Once upon a time, running and I had an easy relationship. I woke up in the morning, threw on a pair of cotton sweatpants, laced up my $20 Champion shoes from Payless ShoeSource and hit the road. Sometimes I could even run for two whole miles! We were so happy together. I wanted to run more and more, I never wanted to stop running!
Eventually, inevitably I suppose, we had our first big fight: I sprained my ankle at mile 4 of a half-marathon. I spent two weeks on crutches and feared that I would never run again. I fretted constantly. We’d only been together a few months, what if our relationship was so tenuous that it could be taken away, just like – snap! – that? Venturing back into the street after our separation, I was flooded with relief. Running still loved me. We were meant to be together.
We kept spending more and more time together. I bought wicking shirts, cute skirts and fancy, cushioned shoes. I studied up on training plans and fueling strategies. I ran a marathon. I bought books about running and more shoes. I wanted to be the very best runner I could be, so I did everything I could to bring running even closer to me.
That first fight, though, was followed by others – IT pain, tendonitis, sciatica and stress fractures. My trust in running wasn’t broken, but I was starting to feel a niggling doubt in the back of my mind that hadn’t been there before. Every injury meant more time away from running and more fear that maybe we weren’t meant to be together after all. Slowly, I morphed from the exciting, carefree girl who was always ready to run into a woman desperately clinging to an increasingly troublesome relationship.

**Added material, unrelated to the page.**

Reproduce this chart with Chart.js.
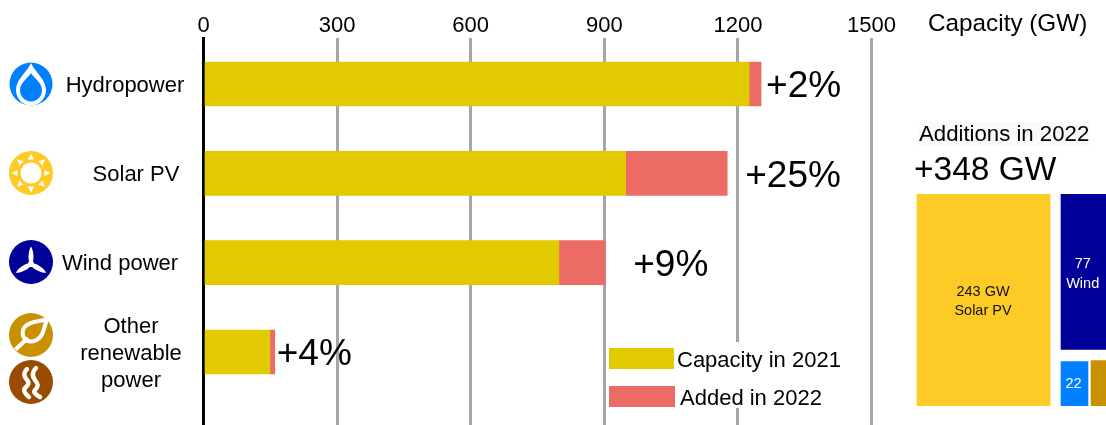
<!DOCTYPE html>
<html>
<head>
<meta charset="utf-8">
<script src="https://cdn.jsdelivr.net/npm/chart.js@4"></script>
<style>
  html, body { margin: 0; padding: 0; background: #fff; overflow: hidden; }
  body { position: relative; width: 1106px; height: 425px; font-family: "Liberation Sans", Arial, sans-serif; color: #000; }
  canvas { position: absolute; }
  #capacity { left: 0; top: 0; }
  #additions { left: 900px; top: 180px; }
  .text { position: absolute; white-space: nowrap; line-height: 1; }
  #legendBox { position: absolute; left: 609px; top: 342px; width: 236px; height: 66px; background: #fff; }
  .swatch { position: absolute; }
  svg.icon { position: absolute; left: 9px; width: 44px; height: 44px; }
</style>
</head>
<body>
<canvas id="capacity" width="1106" height="425"></canvas>

<svg class="icon" style="top:62px" viewBox="-22 -22 44 44">
  <circle r="21.5" fill="#0080ff"/>
  <path d="M0,-21 C3,-13 15,-5 15,6 C15,15 8,21.5 0,21.5 C-8,21.5 -15,15 -15,6 C-15,-5 -3,-13 0,-21 Z" fill="#fff"/>
  <path d="M0,-11 C3,-6 11,-1 11,6 C11,12.5 6,17.5 0,17.5 C-6,17.5 -11,12.5 -11,6 C-11,-1 -3,-6 0,-11 Z" fill="#0080ff"/>
</svg>
<svg class="icon" style="top:151px" viewBox="-22 -22 44 44">
  <circle r="22" fill="#fdca26"/>
  <circle r="10.5" fill="#fff"/>
  <g fill="#fff">
    <path d="M-3,-13.5 L3,-13.5 L0,-19.5 Z" transform="rotate(0)"/>
    <path d="M-3,-13.5 L3,-13.5 L0,-19.5 Z" transform="rotate(45)"/>
    <path d="M-3,-13.5 L3,-13.5 L0,-19.5 Z" transform="rotate(90)"/>
    <path d="M-3,-13.5 L3,-13.5 L0,-19.5 Z" transform="rotate(135)"/>
    <path d="M-3,-13.5 L3,-13.5 L0,-19.5 Z" transform="rotate(180)"/>
    <path d="M-3,-13.5 L3,-13.5 L0,-19.5 Z" transform="rotate(225)"/>
    <path d="M-3,-13.5 L3,-13.5 L0,-19.5 Z" transform="rotate(270)"/>
    <path d="M-3,-13.5 L3,-13.5 L0,-19.5 Z" transform="rotate(315)"/>
  </g>
</svg>
<svg class="icon" style="top:240px" viewBox="-22 -22 44 44">
  <circle r="22" fill="#000099"/>
  <g fill="#fff">
    <circle cy="2" r="3"/>
    <path d="M-1.6,-1 C-3.4,-7 -2.2,-14 0,-17.5 C2.2,-14 3.4,-7 1.6,-1 Z" transform="translate(0,2)"/>
    <path d="M-1.6,-1 C-3.4,-7 -2.2,-14 0,-17.5 C2.2,-14 3.4,-7 1.6,-1 Z" transform="translate(0,2) rotate(120)"/>
    <path d="M-1.6,-1 C-3.4,-7 -2.2,-14 0,-17.5 C2.2,-14 3.4,-7 1.6,-1 Z" transform="translate(0,2) rotate(240)"/>
  </g>
</svg>
<svg class="icon" style="top:313px" viewBox="-22 -22 44 44">
  <circle r="22" fill="#c99100"/>
  <path d="M15.5,-15.5 C8,-14 -6,-13 -8,-5 C-9.5,0 -7,5 -3,6 C4,8 10,3 12,-3 C13,-7 15,-11 15.5,-15.5 Z" fill="none" stroke="#fff" stroke-width="4"/>
  <path d="M-15.5,14.5 L-3,3" fill="none" stroke="#fff" stroke-width="4.2"/>
</svg>
<svg class="icon" style="top:360px" viewBox="-22 -22 44 44">
  <circle r="22" fill="#994c00"/>
  <path d="M-4,-13 C-8,-9 -7,-5 -4,-2 C-1,1 -3,3 -6,6 C-8,8 -6,12 -2,15" fill="none" stroke="#fff" stroke-width="4.4" stroke-linecap="round"/>
  <path d="M5,-14 C1,-10 1,-6 4,-2 C7,2 8,4 4,8 C2,10 4,12 9,15" fill="none" stroke="#fff" stroke-width="4.4" stroke-linecap="round"/>
</svg>

<div id="legendBox"></div>
<div class="swatch" style="left:609px;top:348px;width:65px;height:21px;background:#e2ca00"></div>
<div class="swatch" style="left:609px;top:386px;width:66px;height:21px;background:#ed6b65"></div>
<div class="text" style="left:677px;top:349px;font-size:22px">Capacity in 2021</div>
<div class="text" style="left:680px;top:387px;font-size:22px">Added in 2022</div>

<div class="text" style="left:928px;top:11px;font-size:24.3px">Capacity (GW)</div>
<div class="text" style="left:919px;top:122px;width:171px;height:24px;line-height:24px;font-size:22.2px;background:#fafafa">Additions in 2022</div>
<div class="text" style="left:914px;top:152px;font-size:33.5px">+348 GW</div>

<canvas id="additions" width="206" height="245"></canvas>

<script>
// Installed renewable capacity, in GW
const categories = ['Hydropower', 'Solar PV', 'Wind power', 'Other renewable power'];
const capacity2021 = [1225, 948, 798, 149];
const added2022 = [27, 228, 104, 11];
const growthLabels = ['+2%', '+25%', '+9%', '+4%'];

// Capacity added in 2022, in GW
const additionNames = ['Solar PV', 'Wind', 'Hydropower', 'Other'];
const additionValues = [243, 77, 22, 6];

const FONT = '"Liberation Sans", Arial, sans-serif';
const YELLOW = '#e2ca00', CORAL = '#ed6b65', GRID = '#a6a6a6';

// Category names to the left of the axis, one entry per drawn line
const nameLayout = [
  { centre: 125, lines: [categories[0]] },
  { centre: 136, lines: [categories[1]] },
  { centre: 120, lines: [categories[2]] },
  { centre: 131, lines: ['Other', 'renewable', 'power'] }
];
const growthGap = [5, 18, 28, 2];

const rowLabels = {
  id: 'rowLabels',
  afterDatasetsDraw(chart) {
    const { ctx, scales: { x, y } } = chart;
    ctx.save();
    ctx.fillStyle = '#000';
    ctx.textBaseline = 'middle';
    categories.forEach((_, i) => {
      const cy = y.getPixelForValue(i);
      ctx.font = '22px ' + FONT;
      ctx.textAlign = 'center';
      const { centre, lines } = nameLayout[i];
      lines.forEach((line, k) => {
        ctx.fillText(line, centre, cy + 1.5 + (k - (lines.length - 1) / 2) * 27);
      });
      ctx.font = '37px ' + FONT;
      ctx.textAlign = 'left';
      const end = x.getPixelForValue(capacity2021[i] + added2022[i]);
      ctx.fillText(growthLabels[i], end + growthGap[i], cy + 3);
    });
    ctx.restore();
  }
};

new Chart(document.getElementById('capacity'), {
  type: 'bar',
  plugins: [rowLabels],
  data: {
    datasets: [
      { label: 'Capacity in 2021', stack: 'total', backgroundColor: YELLOW,
        data: capacity2021.map((v, i) => ({ x: v, y: i })) },
      { label: 'Added in 2022', stack: 'total', backgroundColor: CORAL,
        data: added2022.map((v, i) => ({ x: v, y: i })) }
    ]
  },
  options: {
    indexAxis: 'y',
    responsive: false,
    animation: false,
    barThickness: 44,
    layout: { padding: { left: 203.5, right: 234.5, top: 0, bottom: 0 } },
    plugins: { legend: { display: false }, tooltip: { enabled: false } },
    scales: {
      x: {
        type: 'linear',
        position: 'top',
        stacked: true,
        min: 0,
        max: 1500,
        afterFit(scale) { scale.height = 38; },
        ticks: { stepSize: 300, color: '#000', padding: -1, maxRotation: 0,
                 callback: v => String(v),
                 font: { family: FONT, size: 22 } },
        grid: { color: GRID, lineWidth: 3, drawTicks: false },
        border: { display: false }
      },
      y: {
        type: 'linear',
        offset: false,
        bounds: 'data',
        stacked: true,
        reverse: true,
        min: -0.515,
        max: 3.817,
        z: 1,
        afterFit(scale) { scale.width = 0; },
        ticks: { display: false },
        grid: { display: false },
        border: { display: true, color: '#000', width: 3 }
      }
    }
  }
});

// Treemap of the 2022 additions: each cell is a floating bar on its own height scale
const cellLabels = {
  id: 'cellLabels',
  afterDatasetsDraw(chart) {
    const { ctx, scales: { x, solar, wind } } = chart;
    ctx.save();
    ctx.font = '14.5px ' + FONT;
    ctx.textAlign = 'center';
    ctx.textBaseline = 'middle';
    const solarMid = solar.getPixelForValue(additionValues[0] / 2);
    ctx.fillStyle = '#111';
    ctx.fillText(additionValues[0] + ' GW', x.getPixelForValue(83), solarMid - 8.5);
    ctx.fillText(additionNames[0], x.getPixelForValue(83), solarMid + 10.5);
    ctx.fillStyle = '#fff';
    const windMid = wind.getPixelForValue(28 + additionValues[1] / 2);
    ctx.fillText(String(additionValues[1]), x.getPixelForValue(182.7), windMid - 7.5);
    ctx.fillText(additionNames[1], x.getPixelForValue(182.7), windMid + 12);
    ctx.fillText(String(additionValues[2]), x.getPixelForValue(173.5), wind.getPixelForValue(additionValues[2] / 2));
    ctx.restore();
  }
};

new Chart(document.getElementById('additions'), {
  type: 'bar',
  plugins: [cellLabels],
  data: {
    datasets: [
      { label: additionNames[0], yAxisID: 'solar', backgroundColor: '#fdca26', barThickness: 133,
        data: [{ x: 83.5, y: [0, additionValues[0]] }] },
      { label: additionNames[1], yAxisID: 'wind', backgroundColor: '#000099', barThickness: 57,
        data: [{ x: 189.5, y: [28, 28 + additionValues[1]] }] },
      { label: additionNames[2], yAxisID: 'wind', backgroundColor: '#0080ff', barThickness: 27,
        data: [{ x: 174.5, y: [0, additionValues[2]] }] },
      { label: additionNames[3], yAxisID: 'lower', backgroundColor: '#c99100', barThickness: 27,
        data: [{ x: 204.5, y: [0, additionValues[3]] }] }
    ]
  },
  options: {
    responsive: false,
    animation: false,
    grouped: false,
    layout: { padding: { left: 0, right: 0, top: 14, bottom: 19 } },
    plugins: { legend: { display: false }, tooltip: { enabled: false } },
    scales: {
      x: { type: 'linear', offset: false, min: 0, max: 206, display: false },
      solar: { min: 0, max: 243, bounds: 'data', display: false },
      wind: { min: 0, max: 105, bounds: 'data', display: false },
      lower: { min: 0, max: 28, bounds: 'data', display: false }
    }
  }
});
</script>
</body>
</html>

I felt the problem must be with me, so I made changes. I ran more. I ran less. I cross-trained more. I ran slower. I ran faster. I bought more shoes. I stopped wearing shoes. None of these changes brought any real relief, and I’ve actually begun to wonder if they’ve made things worse.
My current yearlong foray into barefoot running has brought just as many injuries as all those heel-striking years. At first, my midfoot strike was too exaggerated and I kept having to reduce mileage because of top of the foot pain. Eventually, I gave myself a nice little metatarsal stress fracture and it was back to the drawing board. It’s safe to say that natural running didn’t come *ahem* naturally to me.
Determined to make barefooting work, I built my mileage slowly (again) and concentrated on my form (even more than before). Like a bad penny that keeps turning up, though, there was a run-stopping pain as soon as I got to double digits, this time tendonitis on the outside of my ankle near the heel. An odd spot, for sure, but a clear indication that I am still doing something wrong. *sigh*
What’s a girl in love supposed to do? I’ve had that ring on my finger for six years now and I want it all – marriage, kids, and a house with a white picket fence! What I really, really, really want is to go back to those giddy early days, when running and I were destined for happily ever after. But I think maybe running just wants to be friends.
What’s your relationship with running?